Fresh fruits and vegetables on shelf in supermarket. For healthy concept

Year-over-year sales growth for organic produce surpassed that of conventional produce in 2020, according to Organic Produce Network’s State of Organic Produce 2020 report. 

With the exception of May 2020, organic sales growth was consistently higher than conventional produce sales growth in 2020, gaining an even greater lead during the second half of the year. Overall, 2020 organic produce sales were up 14.2%, or $8.5 billion, while conventional sales growth was at 10.7%. Volume gain was 16% for organic and only 9% for conventional. 

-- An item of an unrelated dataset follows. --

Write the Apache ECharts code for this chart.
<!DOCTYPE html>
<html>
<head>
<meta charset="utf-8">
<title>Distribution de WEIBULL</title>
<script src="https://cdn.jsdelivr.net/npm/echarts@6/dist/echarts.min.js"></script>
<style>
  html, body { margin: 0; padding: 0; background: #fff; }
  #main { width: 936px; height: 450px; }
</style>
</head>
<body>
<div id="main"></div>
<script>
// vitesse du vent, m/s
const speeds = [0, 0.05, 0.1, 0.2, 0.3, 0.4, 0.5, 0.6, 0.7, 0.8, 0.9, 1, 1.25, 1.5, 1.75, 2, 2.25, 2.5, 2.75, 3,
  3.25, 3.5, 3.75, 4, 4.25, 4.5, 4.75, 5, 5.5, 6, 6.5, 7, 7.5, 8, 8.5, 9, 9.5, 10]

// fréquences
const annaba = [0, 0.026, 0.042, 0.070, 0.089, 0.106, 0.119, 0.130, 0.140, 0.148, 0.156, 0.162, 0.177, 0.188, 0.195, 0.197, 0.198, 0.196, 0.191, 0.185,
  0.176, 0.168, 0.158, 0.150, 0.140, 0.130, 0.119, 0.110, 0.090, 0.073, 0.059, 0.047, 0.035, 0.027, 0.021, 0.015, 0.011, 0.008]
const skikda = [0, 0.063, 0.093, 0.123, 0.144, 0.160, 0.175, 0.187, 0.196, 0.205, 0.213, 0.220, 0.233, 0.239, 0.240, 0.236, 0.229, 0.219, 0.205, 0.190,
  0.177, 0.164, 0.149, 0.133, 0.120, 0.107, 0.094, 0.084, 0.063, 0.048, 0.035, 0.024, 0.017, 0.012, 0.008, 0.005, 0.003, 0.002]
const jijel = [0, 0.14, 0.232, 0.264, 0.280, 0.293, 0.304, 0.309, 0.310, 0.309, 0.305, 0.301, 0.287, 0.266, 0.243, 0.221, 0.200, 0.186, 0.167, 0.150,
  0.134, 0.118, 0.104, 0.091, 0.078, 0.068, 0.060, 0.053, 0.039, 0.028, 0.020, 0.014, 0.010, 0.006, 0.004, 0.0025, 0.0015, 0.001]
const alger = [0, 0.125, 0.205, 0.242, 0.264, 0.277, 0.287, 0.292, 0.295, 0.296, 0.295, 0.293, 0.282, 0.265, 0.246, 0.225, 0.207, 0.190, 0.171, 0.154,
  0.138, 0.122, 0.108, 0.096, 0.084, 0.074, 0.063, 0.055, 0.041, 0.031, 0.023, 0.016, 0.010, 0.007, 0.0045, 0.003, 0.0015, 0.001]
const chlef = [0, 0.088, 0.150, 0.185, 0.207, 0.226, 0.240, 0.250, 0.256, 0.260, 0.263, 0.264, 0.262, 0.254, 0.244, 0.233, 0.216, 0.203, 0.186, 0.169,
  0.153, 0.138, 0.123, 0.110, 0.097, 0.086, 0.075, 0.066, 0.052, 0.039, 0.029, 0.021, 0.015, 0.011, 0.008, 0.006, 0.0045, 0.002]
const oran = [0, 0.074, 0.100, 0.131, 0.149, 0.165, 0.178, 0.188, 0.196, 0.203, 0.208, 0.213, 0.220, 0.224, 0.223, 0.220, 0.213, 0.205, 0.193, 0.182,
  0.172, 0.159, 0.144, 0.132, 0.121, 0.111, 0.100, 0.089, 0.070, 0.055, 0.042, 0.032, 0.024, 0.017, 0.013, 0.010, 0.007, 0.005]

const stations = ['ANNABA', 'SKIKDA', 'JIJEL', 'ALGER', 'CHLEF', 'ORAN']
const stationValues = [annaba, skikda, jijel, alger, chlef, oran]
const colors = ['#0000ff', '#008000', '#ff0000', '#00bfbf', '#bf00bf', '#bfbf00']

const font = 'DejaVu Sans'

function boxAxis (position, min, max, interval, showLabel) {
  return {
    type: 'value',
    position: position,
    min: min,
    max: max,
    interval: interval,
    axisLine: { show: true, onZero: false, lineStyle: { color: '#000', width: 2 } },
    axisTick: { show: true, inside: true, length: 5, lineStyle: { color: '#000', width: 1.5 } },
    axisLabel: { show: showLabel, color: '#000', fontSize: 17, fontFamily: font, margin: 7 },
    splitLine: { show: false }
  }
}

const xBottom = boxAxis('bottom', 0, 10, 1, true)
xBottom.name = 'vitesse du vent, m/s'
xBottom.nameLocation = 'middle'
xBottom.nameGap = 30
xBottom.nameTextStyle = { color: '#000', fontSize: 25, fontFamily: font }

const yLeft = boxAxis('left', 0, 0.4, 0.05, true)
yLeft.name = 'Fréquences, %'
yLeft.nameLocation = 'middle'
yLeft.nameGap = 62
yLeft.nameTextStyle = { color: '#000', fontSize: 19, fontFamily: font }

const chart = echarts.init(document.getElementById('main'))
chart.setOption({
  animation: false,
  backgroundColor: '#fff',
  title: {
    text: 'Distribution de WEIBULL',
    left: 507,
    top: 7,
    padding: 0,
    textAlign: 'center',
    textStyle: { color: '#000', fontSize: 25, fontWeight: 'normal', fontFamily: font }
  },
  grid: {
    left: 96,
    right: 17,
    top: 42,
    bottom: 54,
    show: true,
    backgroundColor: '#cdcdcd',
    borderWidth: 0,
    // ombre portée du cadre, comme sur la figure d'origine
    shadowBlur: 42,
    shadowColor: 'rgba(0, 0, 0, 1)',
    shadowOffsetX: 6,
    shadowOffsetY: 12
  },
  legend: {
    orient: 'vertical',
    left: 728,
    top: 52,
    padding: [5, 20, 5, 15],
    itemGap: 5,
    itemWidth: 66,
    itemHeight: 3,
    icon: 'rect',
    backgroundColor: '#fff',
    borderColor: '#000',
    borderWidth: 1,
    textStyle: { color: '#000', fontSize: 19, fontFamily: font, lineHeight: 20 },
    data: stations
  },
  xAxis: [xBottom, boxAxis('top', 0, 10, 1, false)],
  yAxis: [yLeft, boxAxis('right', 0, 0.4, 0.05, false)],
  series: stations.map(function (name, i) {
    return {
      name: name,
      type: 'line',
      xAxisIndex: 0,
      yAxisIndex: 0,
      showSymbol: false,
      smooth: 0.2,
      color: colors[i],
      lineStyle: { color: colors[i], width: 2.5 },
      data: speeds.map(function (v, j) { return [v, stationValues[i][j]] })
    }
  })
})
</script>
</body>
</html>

The top-selling organic produce 

The rise of at-home cooking was a win for organic sales growth, but these categories stood above the rest:

  1. Packaged salads (15.4%, $1.47 billion)
  2. Berries (12.2%, $1.31 billion)
  3. Apples (11.1%, $620 million)
  4. Herbs and spices (26.7%, $430 million)
  5. Carrots (10.7%, $426 million) 
  6. Bananas (11.4%, $369 million)
  7. Lettuce (16.3%, $369 million)
  8. Tomatoes (16.4%, $313 million)
  9. Potatoes (22.0%, $273 million)
  10. Mushrooms (28.4%, $228 million)

Organic packaged salads were a top driver in both sales and volume gains for the year, generating nearly $1.5 billion in sales and $208 million in volume. This growth is thanks, in part, to the product’s high price premium (about 80% compared to conventional). 

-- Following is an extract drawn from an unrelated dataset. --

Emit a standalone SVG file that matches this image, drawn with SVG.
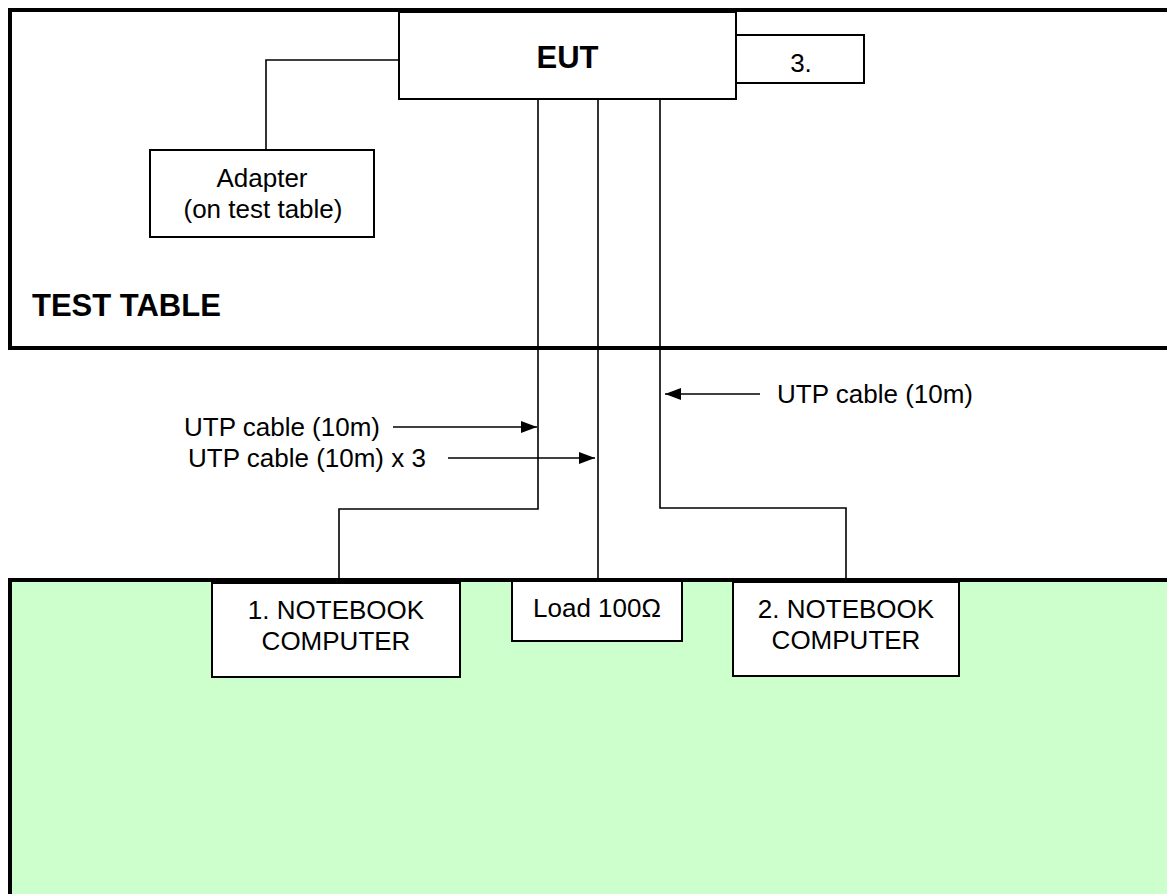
<svg xmlns="http://www.w3.org/2000/svg" width="1167" height="894" viewBox="0 0 1167 894">
  <style>
    .box { fill: #ffffff; stroke: #000000; stroke-width: 2; }
    .area { stroke: #000000; stroke-width: 4; }
    .wire { fill: none; stroke: #000000; stroke-width: 1.6; }
    .t { font-family: "Liberation Sans", Arial, sans-serif; font-size: 26px; fill: #000000; }
    .tb { font-family: "Liberation Sans", Arial, sans-serif; font-size: 31px; font-weight: bold; fill: #000000; }
    .mid { text-anchor: middle; }
  </style>
  <defs>
    <marker id="ah" viewBox="0 0 16 12" refX="16" refY="6" markerWidth="16" markerHeight="12" markerUnits="userSpaceOnUse" orient="auto">
      <path d="M0,0 L16,6 L0,12 Z" fill="#000000"/>
    </marker>
  </defs>
  <rect x="0" y="0" width="1167" height="894" fill="#ffffff"/>

  <g id="test-table">
    <rect class="area" x="10" y="10" width="1200" height="338" fill="#ffffff"/>
    <text class="tb" x="32" y="316">TEST TABLE</text>
  </g>

  <g id="floor">
    <rect class="area" x="10" y="580" width="1200" height="400" fill="#ccffcc"/>
  </g>

  <g id="connectors">
    <polyline class="wire" points="399,60 266,60 266,150"/>
    <polyline class="wire" points="538,99 538,509 339,509 339,580"/>
    <polyline class="wire" points="598,99 598,580"/>
    <polyline class="wire" points="660,99 660,508 846,508 846,580"/>
    <line class="wire" x1="393" y1="427" x2="537" y2="427" marker-end="url(#ah)"/>
    <line class="wire" x1="448" y1="458" x2="595" y2="458" marker-end="url(#ah)"/>
    <line class="wire" x1="760" y1="394" x2="665" y2="394" marker-end="url(#ah)"/>
  </g>

  <g id="eut">
    <rect class="box" x="399" y="12" width="337" height="87"/>
    <text class="tb mid" x="567.5" y="68">EUT</text>
  </g>

  <g id="item3">
    <rect class="box" x="736" y="35" width="128" height="48"/>
    <text class="t mid" x="801" y="72">3.</text>
  </g>

  <g id="adapter">
    <rect class="box" x="150" y="150" width="224" height="87"/>
    <text class="t mid" x="262" y="187">Adapter</text>
    <text class="t mid" x="263" y="218">(on test table)</text>
  </g>

  <g id="labels">
    <text class="t" x="380" y="436" text-anchor="end">UTP cable (10m)</text>
    <text class="t" x="188" y="467">UTP cable (10m) x 3</text>
    <text class="t" x="777" y="403">UTP cable (10m)</text>
  </g>

  <g id="notebook1">
    <rect class="box" x="212" y="583" width="248" height="94"/>
    <text class="t mid" x="336" y="619">1. NOTEBOOK</text>
    <text class="t mid" x="336" y="650">COMPUTER</text>
  </g>

  <g id="load">
    <rect class="box" x="512" y="581" width="170" height="60"/>
    <text class="t mid" x="597" y="617">Load 100Ω</text>
  </g>

  <g id="notebook2">
    <rect class="box" x="733" y="582" width="226" height="94"/>
    <text class="t mid" x="846" y="618">2. NOTEBOOK</text>
    <text class="t mid" x="846" y="649">COMPUTER</text>
  </g>
</svg>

As the second category on the list, berries had a sales boost of 12.2% and a volume increase of 20%. Price premiums varied depending on the type of berry, with organic strawberries leading the way at 68% compared to conventional. And, with a price premium of 38%, organic apples went up by 11.1% in sales and 14.1% in volume.

Herbs and spices, potatoes, and mushrooms had the highest year-over-year increases, however — 26.7%, 22%, and 28.4%, respectively. And although total sales put bananas further down the sales list, it was the leading category for volume gains at $525 million.

Support for the organic industry

Many food industry companies stepped up to help during the pandemic, and the produce industry was no exception. Sunkist Growers, Bolthouse Farms, and Organically Grown Company are among those listed in Organic Produce Network’s report for donating produce to food programs and communities in need.

The report also highlights organizations that helped strengthen and support organic farming over the past year:

  • Financial aid: Through its Bricmont Hardship Assistance Fund, the CCOF Foundation granted $40,000 in financial assistance to organic businesses impacted by COVID-19 challenges.
  • Regulatory: The USDA strengthened its National Organic Program (NOP) to protect organic supply chains and published the Strengthening Organic Enforcement Proposed Rule
  • Research: To help farmers better manage soil fertility, the Organic Farming Research Foundation funded a project to determine how much nitrogen is available to crops. And Rodale Institute’s Vegetable Systems Trial (VST), launched in 2016 to research nutrition differences between organic and conventional produce, is continuing its work with a potato trial in partnership with Dickinson College.